Da wir andere Menschen nicht verändern können, können wir das Drama-Dreieck nur verlassen, wenn wir bereit sind, uns selbst zu verändern. 

Es gibt nur zwei Gründe für Veränderungen

Grundsätzlich gibt es nur zwei Gründe sich zu verändern:

  1. Weg-von-Ziele
    Bezogen auf die Klimakrise sind Beispiele hierfür: „Wir dürfen nicht länger fossile Energie verbrennen“, „Wir wollen keine Ressourcenverschwendung mehr.“
    „Ich will nicht mehr rauchen“, „Ich esse keine Süßigkeiten mehr“, lauten solche Ziele z.B. bezogen auf die persönliche Veränderung. Rein emotional entfalten sie eine eher negative Energie, da wir uns gezwungen sehen, ein liebgewonnenes Verhalten aufzugeben.
  1. Hin-zu-Ziele
    Solche Ziele entfalten eine Zugkraft, weil sie eine „Belohnung“ versprechen, die besser als der jetzige Zustand ist und in uns eine emotionale Begeisterung wecken. Für politische oder gesellschaftliche Veränderungen wie für persönliche gilt: Bei Hin-zu-Zielen entsteht ein klares Ziel vor Augen, das wir gerne erreichen möchten, z.B. eine Umwelt, in der auch unsere Kinder und Enkel gesund aufwachsen können. Oder im persönlichen Bereich einen bestimmten Studien- oder Ausbildungsabschluss zu erreichen, um den Traumberuf ergreifen zu können oder wieder gesund zu werden.

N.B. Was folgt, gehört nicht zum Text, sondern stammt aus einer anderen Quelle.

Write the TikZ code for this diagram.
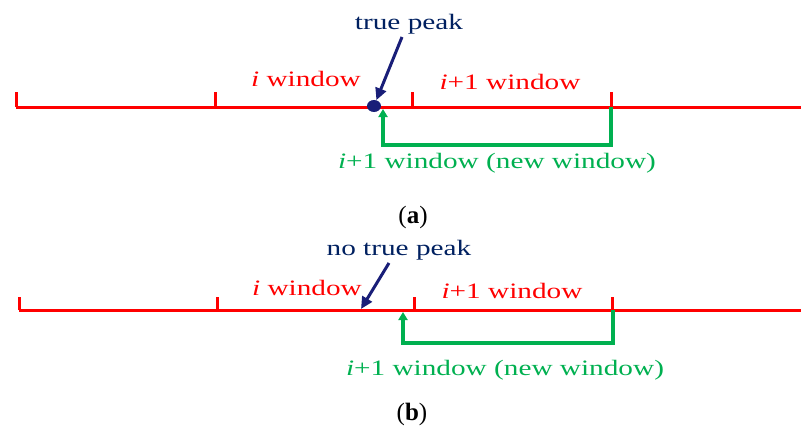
\documentclass[tikz,border=0pt]{standalone}
\usepackage{fontspec}
\setmainfont{Liberation Serif}
\newfontfamily\lab{Liberation Serif}[FakeStretch=1.33]
\usetikzlibrary{arrows.meta,shapes.geometric}
\definecolor{myred}{RGB}{255,0,0}
\definecolor{mygreen}{RGB}{0,176,80}
\definecolor{mynavy}{RGB}{0,32,96}
\definecolor{mydot}{RGB}{25,30,120}
\tikzset{
  axis/.style={draw=myred,line width=3pt},
  tickline/.style={draw=myred,line width=3pt},
  redlab/.style={text=myred,font=\lab\fontsize{22}{24}\selectfont,anchor=base,inner sep=0pt},
  greenlab/.style={text=mygreen,font=\lab\fontsize{22}{24}\selectfont,anchor=base,inner sep=0pt},
  navylab/.style={text=mynavy,font=\lab\fontsize{22}{24}\selectfont,anchor=base,inner sep=0pt},
  caplab/.style={text=black,font=\fontsize{25}{27}\selectfont,anchor=base,inner sep=0pt},
  peakarrow/.style={draw=mydot,line width=3pt,-{Triangle[length=12pt,width=11pt]}},
  newwin/.style={draw=mygreen,line width=3.8pt,-{Triangle[length=8pt,width=9pt]}}
}
\begin{document}
\begin{tikzpicture}[x=1pt,y=-1pt]
\useasboundingbox (0,0) rectangle (801,428);
% ---------- panel (a) ----------
\coordinate (aL) at (16,107);
\coordinate (aR) at (801,107);
\coordinate (at1) at (16,107);
\coordinate (at2) at (215,107);
\coordinate (at3) at (412,107);
\coordinate (at4) at (611,107);
\draw[axis] (aL) -- (aR);
\draw[tickline] (at1) -- ++(0,-15);
\draw[tickline] (at2) -- ++(0,-15);
\draw[tickline] (at3) -- ++(0,-15);
\draw[tickline] (at4) -- ++(0,-15);
\node[fill=mydot,ellipse,minimum width=14pt,minimum height=12pt,inner sep=0pt] (dot) at (374,106) {};
\node[navylab] (tp) at (409,30) {true peak};
\coordinate (tpS) at (402,37);
\draw[peakarrow] (tpS) -- (dot);
\node[redlab] (iw) at (306,87) {\textit{i} window};
\node[redlab] (i1w) at (510,89) {\textit{i}+1 window};
\coordinate (ga1) at (611,107);
\coordinate (ga2) at (611,145);
\coordinate (ga3) at (383,145);
\coordinate (ga4) at (383,109);
\draw[newwin] (ga1) -- (ga2) -- (ga3) -- (ga4);
\node[greenlab] (gw) at (497,168) {\textit{i}+1 window (new window)};
\node[caplab] (capa) at (413,223) {(\textbf{a})};
% ---------- panel (b) ----------
\coordinate (bL) at (19,310);
\coordinate (bR) at (801,310);
\coordinate (bt1) at (19,310);
\coordinate (bt2) at (217,310);
\coordinate (bt3) at (414,310);
\coordinate (bt4) at (612,310);
\draw[axis] (bL) -- (bR);
\draw[tickline] (bt1) -- ++(0,-13);
\draw[tickline] (bt2) -- ++(0,-13);
\draw[tickline] (bt3) -- ++(0,-13);
\draw[tickline] (bt4) -- ++(0,-13);
\node[navylab] (ntp) at (399,255) {no true peak};
\coordinate (ntpS) at (389,263);
\coordinate (ntpE) at (361,309);
\draw[peakarrow] (ntpS) -- (ntpE);
\node[redlab] (biw) at (307,295) {\textit{i} window};
\node[redlab] (bi1w) at (512,298) {\textit{i}+1 window};
\coordinate (gb1) at (613,310);
\coordinate (gb2) at (613,343);
\coordinate (gb3) at (403,343);
\coordinate (gb4) at (403,312);
\draw[newwin] (gb1) -- (gb2) -- (gb3) -- (gb4);
\node[greenlab] (gbw) at (505,375) {\textit{i}+1 window (new window)};
\node[caplab] (capb) at (412,420) {(\textbf{b})};
\end{tikzpicture}
\end{document}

Weg-von -Ziele bestärken das gewohnte Muster

Die Crux ist: Negativ formulierte Ziele wie „wir dürfen unsere Umwelt nicht mehr verschmutzen“ oder „ich will nicht mehr/ nie mehr rauchen“, funktionieren genauso wenig wie Vergleichsziele wie „wir brauchen weniger Kohlekraftwerke“ oder „ich will weniger rauchen“. Unser Gehirn kennt weder Negationen noch unspezifische Vergleiche, sondern reagiert allein auf die mit dem Ziel verbundene Vorstellung.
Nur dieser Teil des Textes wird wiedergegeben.